Random forest models for the prediction of biome types and climate variables

Tip
The paper is available here.

Reflection Link to heading

This project was a big learning moment when it comes selecting training and testing datasets appropriately in statistical learning. The model can only ever be as good as the data we use. It was one of the first times working with geographical, grid-based data, which was also interesting. Since all of the data worked with was directly fed from a model, it’s also important to know the limits of one’s original model which provided the data. Sometimes, the problem may not be our classifier or regression model, but simply that we did not have enough, or the right, information to properly distinguish data in the first place.

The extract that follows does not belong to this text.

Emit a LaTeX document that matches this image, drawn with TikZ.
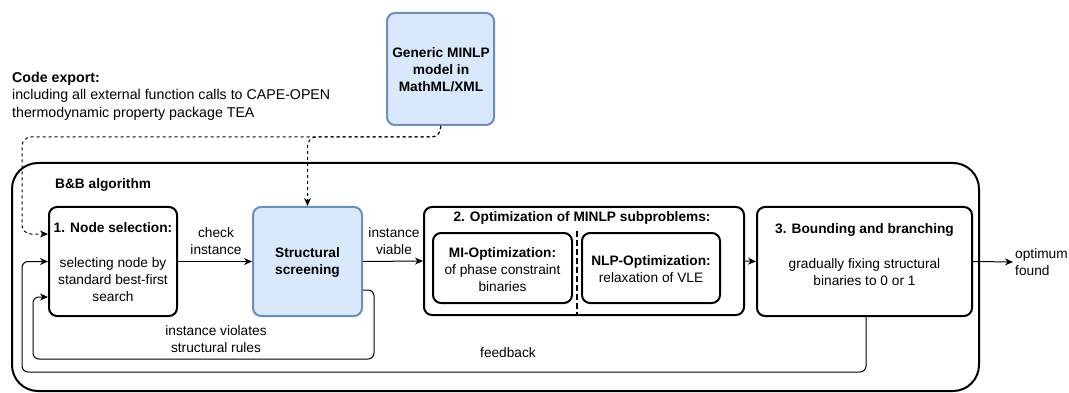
\documentclass[tikz,border=0pt]{standalone}
\usepackage{fontspec}
\setmainfont{Liberation Sans}
\usetikzlibrary{arrows.meta}
\definecolor{blueFill}{HTML}{DAE8FC}
\definecolor{blueLine}{HTML}{6C8EBF}

\begin{document}
\begin{tikzpicture}[x=1pt,y=-1pt,
  font=\fontsize{13.7}{17}\selectfont,
  box/.style={draw=black, line width=2pt, rounded corners=8pt, inner sep=0pt},
  bluebox/.style={draw=blueLine, fill=blueFill, line width=2pt, rounded corners=8pt, inner sep=0pt},
  lbl/.style={inner sep=0pt, align=center},
  tip/.style={-{Stealth[length=8pt,width=7pt,inset=2.5pt]}},
  conn/.style={line width=1pt, tip},
  loopline/.style={line width=1pt, rounded corners=6pt, tip},
  dashconn/.style={line width=1pt, dash pattern=on 3pt off 3pt, rounded corners=9pt, tip}
]
\useasboundingbox (0,0) rectangle (1069,393);

% outer frame of the branch-and-bound loop
\node[draw=black, line width=2pt, rounded corners=26pt, minimum width=967pt,
      minimum height=228pt, inner sep=0pt] (frame) at (495.5,277) {};
\node[lbl, anchor=west, font=\fontsize{13.7}{17}\selectfont\bfseries] (frameT) at (55,185) {B\&B algorithm};

% model source and export note
\node[bluebox, minimum width=107pt, minimum height=112pt] (gen) at (440.5,69) {};
\node[lbl, font=\fontsize{13.7}{17}\selectfont\bfseries] (genT) at (441,70) {Generic MINLP\\model in\\MathML/XML};
\node[lbl, anchor=west, align=left, font=\fontsize{14.2}{17.5}\selectfont] (code) at (12,96)
  {\textbf{Code export:}\\including all external function calls to CAPE-OPEN\\thermodynamic property package TEA};

% step 1
\node[box, minimum width=128pt, minimum height=109pt] (nsel) at (113,261.5) {};
\node[lbl, font=\fontsize{13.7}{17}\selectfont\bfseries] (nselT) at (113,228) {1. Node selection:};
\node[lbl] (nselB) at (113,280) {selecting node by\\standard best-first\\search};

% structural screening
\node[bluebox, minimum width=109pt, minimum height=109pt] (scr) at (307.5,261.5) {};
\node[lbl, font=\fontsize{13.7}{17}\selectfont\bfseries] (scrT) at (307.5,262) {Structural\\screening};

% step 2
\node[box, minimum width=320pt, minimum height=108pt] (opt) at (584,261) {};
\node[lbl, font=\fontsize{13.7}{17}\selectfont\bfseries] (optT) at (582,218) {2. Optimization of MINLP subproblems:};
\node[box, minimum width=139pt, minimum height=70pt] (mi) at (502.5,268) {};
\node[lbl] (miT) at (502.5,270) {\textbf{MI-Optimization:}\\of phase constraint\\binaries};
\node[box, minimum width=138pt, minimum height=70pt] (nlp) at (651,268) {};
\node[lbl] (nlpT) at (651,269) {\textbf{NLP-Optimization:}\\relaxation of VLE};
\coordinate (sepT) at (577,231);
\coordinate (sepB) at (577,315);
\draw[line width=2pt, dash pattern=on 6pt off 3pt] (sepT) -- (sepB);

% step 3
\node[box, minimum width=215pt, minimum height=109pt] (bnb) at (864.5,261.5) {};
\node[lbl, font=\fontsize{13.7}{17}\selectfont\bfseries] (bnbT) at (864.5,230) {3. Bounding and branching};
\node[lbl] (bnbB) at (864.5,272) {gradually fixing structural\\binaries to 0 or 1};

\node[lbl, anchor=west, align=left] (optm) at (1015,262) {optimum\\found};

% forward flow
\draw[conn] (nsel.east) -- (scr.west);
\node[lbl] (lcheck) at (216,241) {check\\instance};
\draw[conn] (scr.east) -- (opt.west);
\node[lbl] (lviable) at (394,241) {instance\\viable};
\draw[conn] (opt.east) -- (bnb.west);
\draw[conn, shorten >=2pt] (bnb.east) -- (optm.west);

% rejected instances
\coordinate (vR) at (374,359);
\coordinate (vL) at (33,359);
\draw[loopline] ([yshift=-28.5pt]scr.east) -| (vR) -- (vL) |- ([yshift=-35.5pt]nsel.west);
\node[lbl] (lviol) at (216,339) {instance violates\\structural rules};

% feedback after bounding
\coordinate (fL) at (22,372);
\draw[loopline] ([xshift=1.5pt]bnb.south) |- (fL) |- (nsel.west);
\node[lbl] (lfb) at (508,353) {feedback};

% model hand-over (dashed)
\coordinate (dL) at (22,137);
\draw[dashconn] (gen.south) |- (dL) |- ([yshift=27.5pt]nsel.west);
\draw[dashconn] (gen.south) |- (dL -| scr.north) -- (scr.north);
\end{tikzpicture}
\end{document}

This project strengthened my skills in building basic random forest pipelines, from data partitioning and preprocessing to hyperparameter tuning, performance evaluation, and model interpretation, all within the context of environmental and climate data.

Summary Link to heading

In this project, I developed some random forest models to predict biome classes (both binary and multi-class) as well as two continuous climate variables: vegetation carbon pool (VegC) and net primary productivity (NPP). To adress class imbalances, I used SMOTE up-sampling, which notably improved recall for underrepresented classes. By grid-search cross-validation I tried to tune the models better. Performance was evaluated using accuracy, precision, recall, and F₁ score for classifiers, and RMSE for regressors. Finally, I analyzed feature importance to better understand which climate variables, such as seasonal precipitation or extreme temperatures, were driving the model predictions.

Results Link to heading

The binary biome classifier achieved up to 85.7% accuracy after SMOTE resampling, effectively distinguishing between temperate deciduous and mixed forests, with winter temperature and autumn precipitation emerging as key predictors. The multi-class classifier reached a weighted F₁ score of around 0.65, although it struggled to separate closely related biomes, reflecting the continuity between the biomes proves challenging for ML to solve. The regression models performed well overall, but revealed spatial biases around coastal and desert areas, suggesting the need to account for additional local processes like soil variability or ocean influences.